Her father was prevailed on by some person to send her to a boarding-school awhile, to get some education; he took her to Dumfries, for that purpose, and had much ado in leaving her behind him: she clung by his coat-tails, and "scraich’d" out as if she had been a creature from the shores of Nootka Sound, or some such out-of-the-way place, and at night she set up a horrible howling. Next morning, betimes, she took to her "scrapers," as the Irish phrase it, and skelped home in a crack, on the "light side of her foot," to Barniewater .
She was troubled no more with a boarding-school, or indeed any other kind of school but that of nature, and has turned out to be one of the cleverest females, both in mind and body, as is in the country: she could ride the wildest young horse that ever " lap" bare-backed, with nothing on its head but a "cowd hair halter;" this she would do not "saddle to side," as women ride, but ”leg on every," as the men do: and for working amongst sheep, there was not a herd so good in her neighbourhood; she would have brought the goats off Cairnsmoor too in grand stile, running up and down precipices as quick as them. But whether she "gather'd wide," as many thought her father did, it becomes not me to say. I have taken her father's part, that he was not in reality such a person as was suspected, and I shall stand by it, though report is flat against me, that the mark he knew his flocks by, was the mark of "rounstowing," that is, cutting off the ears altogether — that he flung his marches open to his neighbours' sheep, and when they came upon his land, he "rounstow'd" their ears, which was doing away with all other marks, and .so getting them to become his property .This character made him be disliked by his neighbours, and there were often serious broils between him and them.
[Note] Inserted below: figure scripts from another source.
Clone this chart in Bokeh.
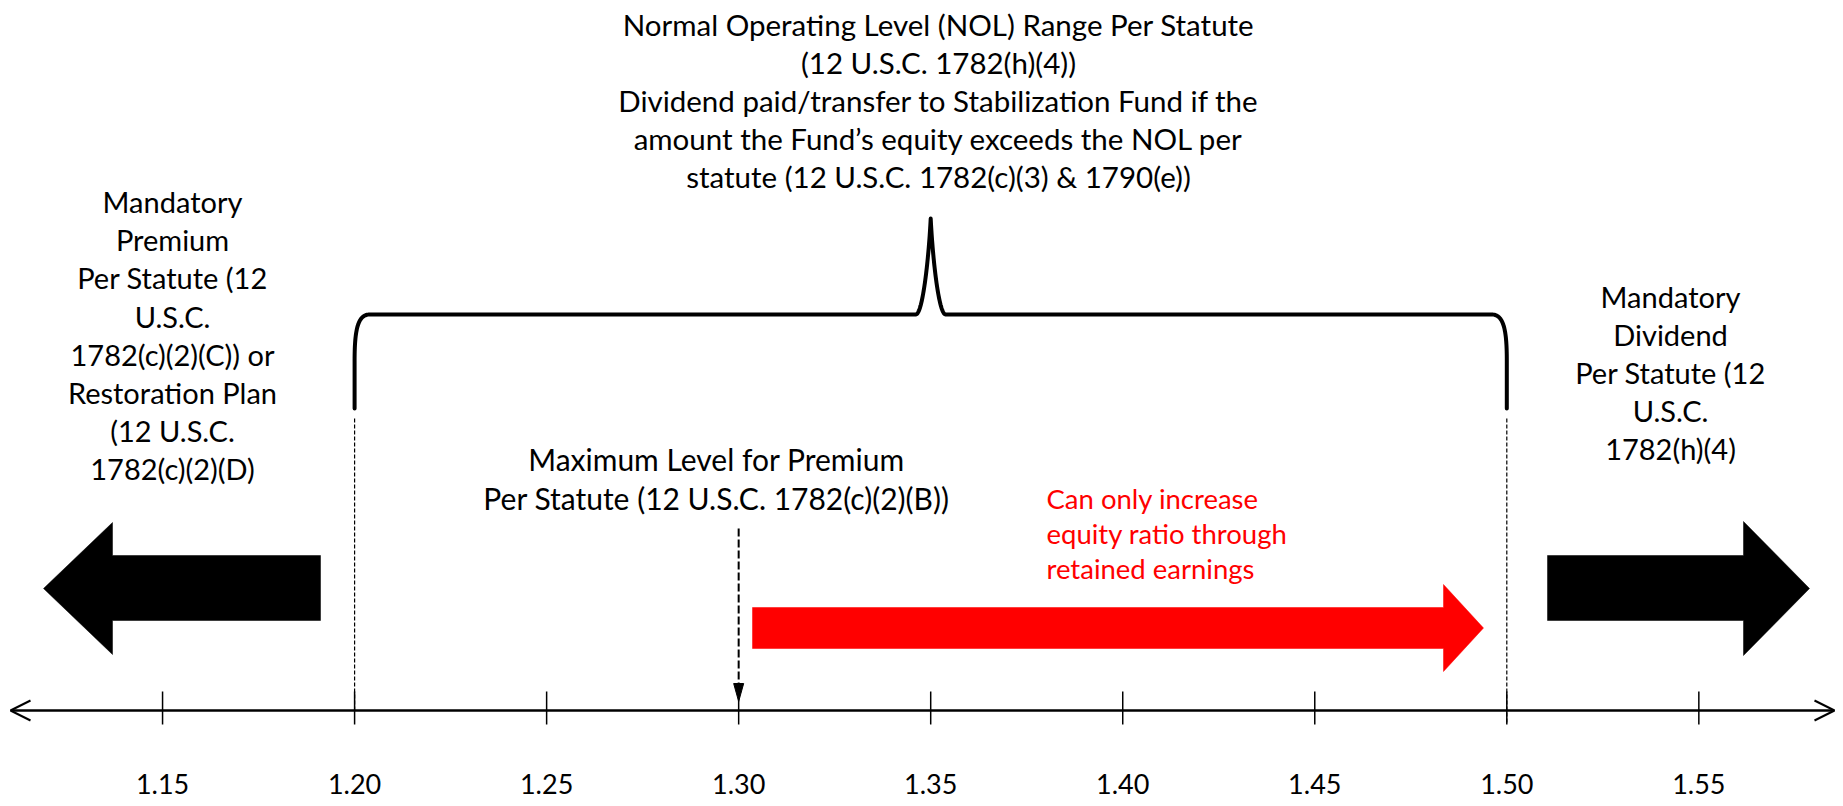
import numpy as np
from bokeh.plotting import figure
from bokeh.models import Range1d
from bokeh.embed import file_html
from bokeh.resources import INLINE
from bokeh.core.properties import value

# ---------------- data ----------------
TICK_VALUES = [1.15, 1.20, 1.25, 1.30, 1.35, 1.40, 1.45, 1.50, 1.55]
TICK_LABELS = ["1.15", "1.20", "1.25", "1.30", "1.35", "1.40", "1.45", "1.50", "1.55"]
NOL_LOW = 1.20
NOL_HIGH = 1.50
MAX_PREMIUM_LEVEL = 1.30

TOP_LINES = [
    "Normal Operating Level (NOL) Range Per Statute",
    "(12 U.S.C. 1782(h)(4))",
    "Dividend paid/transfer to Stabilization Fund if the",
    "amount the Fund\u2019s equity exceeds the NOL per",
    "statute (12 U.S.C. 1782(c)(3) & 1790(e))",
]
LEFT_LINES = [
    "Mandatory", "Premium", "Per Statute (12", "U.S.C.",
    "1782(c)(2)(C)) or", "Restoration Plan", "(12 U.S.C.", "1782(c)(2)(D)",
]
RIGHT_LINES = ["Mandatory", "Dividend", "Per Statute (12", "U.S.C.", "1782(h)(4)"]
MAX_LINES = ["Maximum Level for Premium", "Per Statute (12 U.S.C. 1782(c)(2)(B))"]
RED_LINES = ["Can only increase", "equity ratio through", "retained earnings"]

# ---------------- layout ----------------
W, H = 1843, 800
PX_PER_UNIT = 3840.7                     # horizontal scale (pixels per ratio unit)
X_START = 1.35 - 930.2 / PX_PER_UNIT
X_END = X_START + W / PX_PER_UNIT


def X(px):
    return X_START + px / PX_PER_UNIT


def DX(px):
    return px / PX_PER_UNIT


FONT = value("Lato")

p = figure(width=W, height=H, output_backend="svg", toolbar_location=None,
           x_range=Range1d(X_START, X_END), y_range=Range1d(H, 0),
           min_border=0, outline_line_color=None)
p.axis.visible = False
p.grid.visible = False
p.background_fill_color = "white"
p.border_fill_color = "white"

AXIS_Y = 710

# number line with open arrow heads
p.segment(x0=[X(11)], y0=[AXIS_Y], x1=[X(1833)], y1=[AXIS_Y], line_color="black", line_width=2.5)
p.line(x=[X(30), X(10), X(30)], y=[AXIS_Y - 10, AXIS_Y, AXIS_Y + 10], line_color="black", line_width=2)
p.line(x=[X(1814), X(1834), X(1814)], y=[AXIS_Y - 10, AXIS_Y, AXIS_Y + 10], line_color="black", line_width=2)

# ticks and labels
p.segment(x0=TICK_VALUES, y0=[AXIS_Y - 19] * len(TICK_VALUES), x1=TICK_VALUES,
          y1=[AXIS_Y + 14] * len(TICK_VALUES), line_color="black", line_width=1.5)
p.text(x=TICK_VALUES, y=[783] * len(TICK_VALUES), text=TICK_LABELS, text_font=FONT,
       text_font_size="27px", text_align="center", text_baseline="middle", text_color="black")

# dashed guides under bracket ends
p.segment(x0=[NOL_LOW, NOL_HIGH], y0=[418, 418], x1=[NOL_LOW, NOL_HIGH], y1=[AXIS_Y, AXIS_Y + 14],
          line_color="black", line_width=1.2, line_dash="4 2")


def bez(p0, p1, p2, p3, n=40):
    t = np.linspace(0, 1, n)[:, None]
    pts = ((1 - t) ** 3) * np.array(p0) + 3 * ((1 - t) ** 2) * t * np.array(p1) \
        + 3 * (1 - t) * t ** 2 * np.array(p2) + t ** 3 * np.array(p3)
    return pts[:, 0], pts[:, 1]


# bracket (offsets in pixels relative to data anchors)
x0, x1 = NOL_LOW, NOL_HIGH
mid = (x0 + x1) / 2
yb, yc, yh, ytop = 408, 360, 314, 218
bx, by = [], []


def add(xs, ys):
    bx.extend(list(xs))
    by.extend(list(ys))


add([x0, x0], [yb, yc])
cx, cy = bez((0, yc), (0, 330), (3, yh), (15, yh))
add(x0 + DX(cx), cy)
add([mid - DX(15)], [yh])
cx, cy = bez((-15, yh), (-8, yh), (-2, 258), (0, ytop))
add(mid + DX(cx), cy)
cx, cy = bez((0, ytop), (2, 258), (8, yh), (15, yh))
add(mid + DX(cx), cy)
add([x1 - DX(15)], [yh])
cx, cy = bez((-15, yh), (-3, yh), (0, 330), (0, yc))
add(x1 + DX(cx), cy)
add([x1], [yb])
p.line(x=bx, y=by, line_color="black", line_width=4, line_join="round", line_cap="round")

# dashed arrow at maximum premium level
m = MAX_PREMIUM_LEVEL
p.segment(x0=[m], y0=[528], x1=[m], y1=[688], line_color="black", line_width=2, line_dash="8 3")
p.patch(x=[m - DX(5), m + DX(5), m], y=[683, 683, 701], fill_color="black", line_color="black", line_width=1)

# red arrow
rs, rt = X(752), X(1483)
rb = rt - DX(40)
p.patch(x=[rs, rb, rb, rt, rb, rb, rs], y=[607, 607, 584, 627.5, 671, 648, 648],
        fill_color="#FF0000", line_color="#FF0000", line_width=0.5)

# black block arrows
ls, lb, lt = X(320), X(112), X(43)
p.patch(x=[ls, lb, lb, lt, lb, lb, ls], y=[555, 555, 522, 588, 654, 620, 620],
        fill_color="black", line_color="black", line_width=0.5)
rs2, rb2, rt2 = X(1547), X(1743), X(1809)
p.patch(x=[rs2, rb2, rb2, rt2, rb2, rb2, rs2], y=[555, 555, 521, 588, 655, 620, 620],
        fill_color="black", line_color="black", line_width=0.5)


def text_block(lines, xpos, y_first, spacing, size, align="center", color="black"):
    ys = [y_first + i * spacing for i in range(len(lines))]
    p.text(x=[xpos] * len(lines), y=ys, text=lines, text_font=FONT, text_font_size=size,
           text_align=align, text_baseline="middle", text_color=color)


text_block(TOP_LINES, X(938), 24, 38, "29.5px")
text_block(LEFT_LINES, X(172), 201, 38.2, "29px")
text_block(RIGHT_LINES, X(1670), 296, 38, "29px")
text_block(MAX_LINES, X(716), 458, 39, "30px")
text_block(RED_LINES, X(1046), 498, 35, "27.5px", align="left", color="#FF0000")

open("out.html", "w").write(file_html(p, INLINE))
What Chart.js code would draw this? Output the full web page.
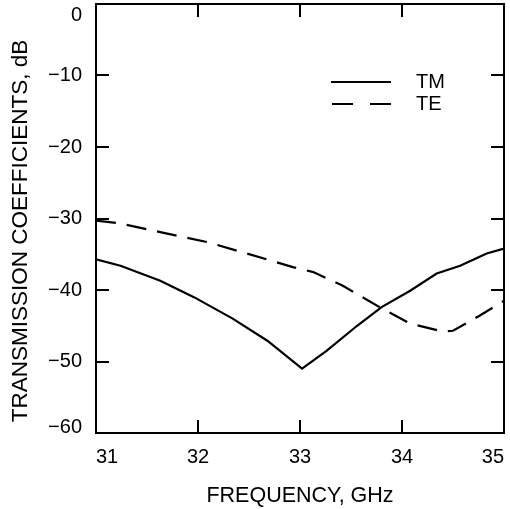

One of these affairs, with a farmer of the name of Clark, came before a court of justice, and can be found told at great length, in the Dumfries newspapers of that time : the law went against Barniewater, and he and his wife were put in gaol some time about it .
And my opinion is, that he was badly used in that concern. The affray took place on a Sunday afternoon, to be sure, which was not a right thing: but this Clark met him and his wife, taking a walk on that day, and insulted them with tales of "rounstowing," which, no one could say was actually true, which stuff roused Barnie's wrath, and he and the wife gave the insolent fellow a laughable drubbing .
Barniewater was a creature of patience, perseverance, and good nature; he never keep'd company with those whom he termed "debush’d curses" but sober plodding souls, like himself, were his favourites. He had a custom, as all moor-farmers have, of throwing the bones they pick, over one of their shoulders to their dogs in waiting: he was taking his dinner somewhere, and behind him on the wall hang a looking-glass; he threw a bone smack over his shoulder, which sent the mirror to pieces. To pay the damages, pleased him ill, but he had to cash out, much against the inclination.
Such was a very rare being — was one writing a novel, he could be done some justice to; whereas, in short sketches of this kind, it is difficult to lay him so before strangers, that they may behold him as he was. To know a person well, one must hear him often speak — know how his pulse beats on various occasions — and so get glimpses, as it were, of the interior of the bosom — with some knowledge of what goes on in the pericranium.